Atualmente vem pesando sobre o conteúdo do conceito de autogestão, uma interpretação técnica e administrativa. Assim, no Dicionário Prático de Cooperativismo (Figueiredo, 2000: 35), o verbete Autogestão é descrito da seguinte forma:
É uma modalidade de gestão multidimensional (social/econômica/política/técnica), através da qual os parceiros do processo de trabalho se organizam com o fito de alcançar resultados. É uma modalidade de gestão multidimensional, porque remete às seguintes dimensões. A primeira, humana, porque existe a preocupação com a estabilidade e o crescimento da organização. Estes objetivos implicam a proteção dos recursos humanos e a busca de sua qualificação. A segunda concerne à racionalidade das organizações; a lógica do funcionamento da organização é da eficiência econômica, onde se busca maximizar os esforços e reduzir os custos, melhorando a qualidade do produto (bens ou serviços). A terceira dimensão diz respeito à legitimidade junto aos grupos de comunidade, em particular junto aos investidores, associados e consumidores. (...) A quarta dimensão, enfim, diz respeito à continuidade/perenidade, pois, para alcançar a eficiência, é necessário desenvolver, manter e promover um “saber tecnológico” de forma que este know how satisfaça da melhor maneira possível os interesses dos empregados, clientes, e que permita, ao mesmo tempo, o crescimento da organização.

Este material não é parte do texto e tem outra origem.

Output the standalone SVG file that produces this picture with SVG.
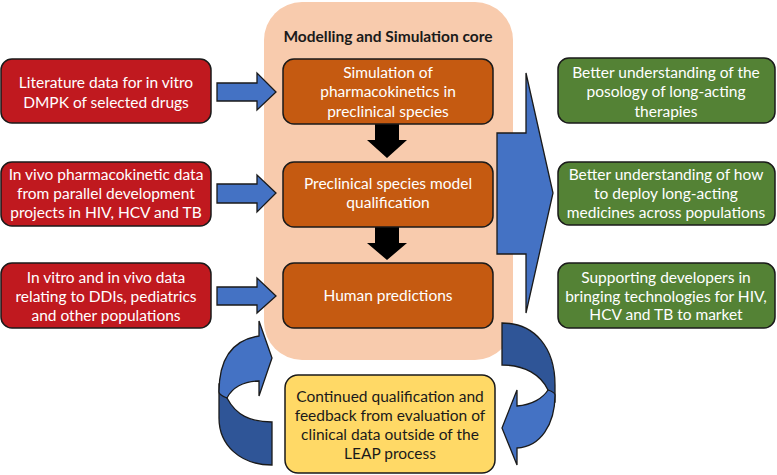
<svg xmlns="http://www.w3.org/2000/svg" width="777" height="475" viewBox="0 0 777 475">
<style>
.box{stroke:#1a1a1a;stroke-width:1.5}
.red{fill:#C0191F}
.org{fill:#C55A11}
.grn{fill:#548235}
.yel{fill:#FFD966}
.t{font-family:Lato,"Open Sans","Liberation Sans",sans-serif;font-size:15.5px;text-anchor:middle;fill:#fff}
.td{fill:#1a1a1a}
.bl{fill:#4472C4;stroke:#1a1a1a;stroke-width:1.3;stroke-linejoin:miter}
.bd{fill:#2F5597;stroke:#1a1a1a;stroke-width:1.3}
.blk{fill:#000}
</style>
<rect width="777" height="475" fill="#fff"/>
<g id="core">
<rect x="264" y="2" width="249" height="358" rx="38" fill="#F8CBAD"/>
<text x="388" y="42" class="t td" style="font-weight:bold">Modelling and Simulation core</text>
</g>
<g id="connectors">
<path class="bl" d="M217,83 H257 V73 L276,92 L257,110 V101 H217 Z"/>
<path class="bl" d="M217,184 H257 V175 L276,193 L257,212 V203 H217 Z"/>
<path class="bl" d="M217,287 H257 V278 L276,296 L257,313 V305 H217 Z"/>
<path class="blk" d="M375,124 H399 V140 H407 L387,158 L367,140 H375 Z"/>
<path class="blk" d="M375,227 H399 V243 H407 L387,260 L367,243 H375 Z"/>
<path class="bl" d="M497,133 H526 V73 L553,193 L526,313 V254 H497 Z"/>
<path class="bd" d="M219,385 V418 C219,445 240,465 272,465 V422 C250,422 236,415 227,398 Z"/>
<path class="bl" d="M219,392 C219,360 232,340 259,336 V321 L272,358 L259,396 V381 C243,381 232,388 227,398 C222,396 219,394 219,392 Z"/>
<path class="bd" d="M502,323 C535,323 555,348 555,385 V401 L548,390 C541,375 525,365 502,365 Z"/>
<path class="bl" d="M555,395 C555,425 540,447 517,448 V465 L502,428 L517,390 V406 C532,405 543,398 548,390 C551,391 555,393 555,395 Z"/>
</g>
<g id="lit">
<rect class="box red" x="1" y="59" width="210" height="64" rx="11"/>
<text class="t" x="106" y="88">Literature data for in vitro</text>
<text class="t" x="106" y="108">DMPK of selected drugs</text>
</g>
<g id="invivo">
<rect class="box red" x="1" y="162" width="210" height="64" rx="11"/>
<text class="t" x="106" y="180">In vivo pharmacokinetic data</text>
<text class="t" x="106" y="199">from parallel development</text>
<text class="t" x="106" y="218">projects in HIV, HCV and TB</text>
</g>
<g id="ddi">
<rect class="box red" x="1" y="263" width="210" height="65" rx="11"/>
<text class="t" x="106" y="283">In vitro and in vivo data</text>
<text class="t" x="106" y="302">relating to DDIs, pediatrics</text>
<text class="t" x="106" y="321">and other populations</text>
</g>
<g id="sim">
<rect class="box org" x="283" y="59" width="210" height="65" rx="11"/>
<text class="t" x="388" y="78">Simulation of</text>
<text class="t" x="388" y="97">pharmacokinetics in</text>
<text class="t" x="388" y="117">preclinical species</text>
</g>
<g id="qual">
<rect class="box org" x="283" y="162" width="210" height="65" rx="11"/>
<text class="t" x="388" y="189">Preclinical species model</text>
<text class="t" x="388" y="208">qualification</text>
</g>
<g id="human">
<rect class="box org" x="283" y="263" width="210" height="65" rx="11"/>
<text class="t" x="388" y="301">Human predictions</text>
</g>
<g id="posology">
<rect class="box grn" x="558" y="58" width="217" height="65" rx="11"/>
<text class="t" x="666" y="78">Better understanding of the</text>
<text class="t" x="666" y="97">posology of long-acting</text>
<text class="t" x="666" y="117">therapies</text>
</g>
<g id="deploy">
<rect class="box grn" x="558" y="162" width="217" height="63" rx="11"/>
<text class="t" x="666" y="180">Better understanding of how</text>
<text class="t" x="666" y="199">to deploy long-acting</text>
<text class="t" x="666" y="218">medicines across populations</text>
</g>
<g id="support">
<rect class="box grn" x="558" y="263" width="217" height="65" rx="11"/>
<text class="t" x="666" y="283">Supporting developers in</text>
<text class="t" x="666" y="302">bringing technologies for HIV,</text>
<text class="t" x="666" y="320">HCV and TB to market</text>
</g>
<g id="feedback">
<rect class="box yel" x="285" y="375" width="210" height="98" rx="13"/>
<text class="t td" x="390" y="402">Continued qualification and</text>
<text class="t td" x="390" y="421">feedback from evaluation of</text>
<text class="t td" x="390" y="440">clinical data outside of the</text>
<text class="t td" x="390" y="459">LEAP process</text>
</g>
</svg>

Três dos quatro princípios são baseados na lógica da competição de mercado, na lógica econômica e administrativa das organizações.
Tomado de forma simplificada como participação nas decisões no âmbito da empresa, o termo autogestão dá margem inclusive para que os métodos organizacionais do toyotismo sejam classificados como uma de suas formas (Zampolo, 2005).
No cooperativismo que ressurge na década de 90 no Brasil, devido à proliferação de cooperativas criadas e manipuladas por empresários chamadas “coper-gatos”, os princípios da autogestão se propõem como um critério para diferenciar as chamadas cooperativas genuínas, que seriam autônomas e cujos princípios de gestão, democráticos.
Mas, a empresa de autogestão, como qualquer outra, faz parte do processo de metabolismo social por meio de sua inclusão na divisão social do trabalho. Nesse sentido, ela participa do sistema de trocas e engendra relações de trabalho internas e externas a ela. Porém, o modo de integração desse empreendimento no sistema de trocas não é exatamente igual ao das empresas tradicionais. Sua participação é ambígua, sendo que várias de suas atividades reiteram a natureza desse sistema. Outras, no entanto, a negam (Vieitez & Dal Ri, 2001: 19).
A condição de produtoras de mercadorias traz várias consequências às empresas autogestionárias. Em primeiro lugar, elas estão sujeitas, como qualquer outra empresa, às irracionalidades e oscilações econômicas dos mercados. Em segundo, têm que participar da competição econômica, cujas regras e parâmetros são estabelecidos pelas empresas capitalistas e pelo mercado. E, por último, pode-se dizer que o seu funcionamento encontra-se, em boa parte, determinado pelas leis de valorização do capital (Vieitez & Dal Ri, 2001: 19).
Gaiger (2002) admite que no contexto atual os empreendimentos cooperativos autogestionários enfrentam duas formas de subordinação à economia capitalista: estando sujeitos aos efeitos da lógica de acumulação e às regras de intercâmbio impostas ao conjunto dos agentes econômicos; e sendo forçados a utilizar a base técnica capitalista para manter as premissas de competitividade, como as suas contínuas inovações nos processos produtivos.
Sobretudo num estágio de mundialização do capitalismo, os empreendimentos no interior no sistema não podem se livrar das forças de um mercado do qual dependem para existir e através do qual estão ligados direta ou indiretamente, e onde as relações são determinadas pela lógica e pelas regras de monopólio capitalistas.

Conclusão

Assim, podemos inferir que, da mesma forma que os princípios e práticas do cooperativismo sofreram modificações que os afastaram das formas idealizadas, os princípios e práticas da autogestão estão também sujeitos e já sofrem com as pressões derivadas das relações econômicas vigentes, de modo que os princípios da democracia econômica e política bem como da autonomia são relativos ao grau de incidência destas pressões. Tais pressões são cada vez maiores nas últimas décadas em decorrência das diversas crises mundiais do sistema capitalista e da lógica liberal que assume nas últimas décadas.
De qualquer modo, as empresas de autogestão, seguem trespassadas de contradições. A principal delas está entre a gestão democrática e autônoma e o seu caráter de produtora independente de mercadorias. Disto decorre que estas empresas apresentam a possibilidade de evolução regressiva, isto é, de se reconverterem ao estatuto de empresa capitalista ou a permanência numa variante tecnocrata e conservadora de gestão. Isto depende é claro de fatores como a característica e consciência de classe do coletivo de associados, as condições políticas e econômicas nacionais e internacionais. Independente disto, a expansão de empresas como estas, integradas ao mercado, é plausível, tendo em conta o desemprego estrutural e crescente. Mas a evolução progressiva das empresas de autogestão está condicionada à superação de suas contradições, que depende por sua vez, da superação das relações capitalistas de produção.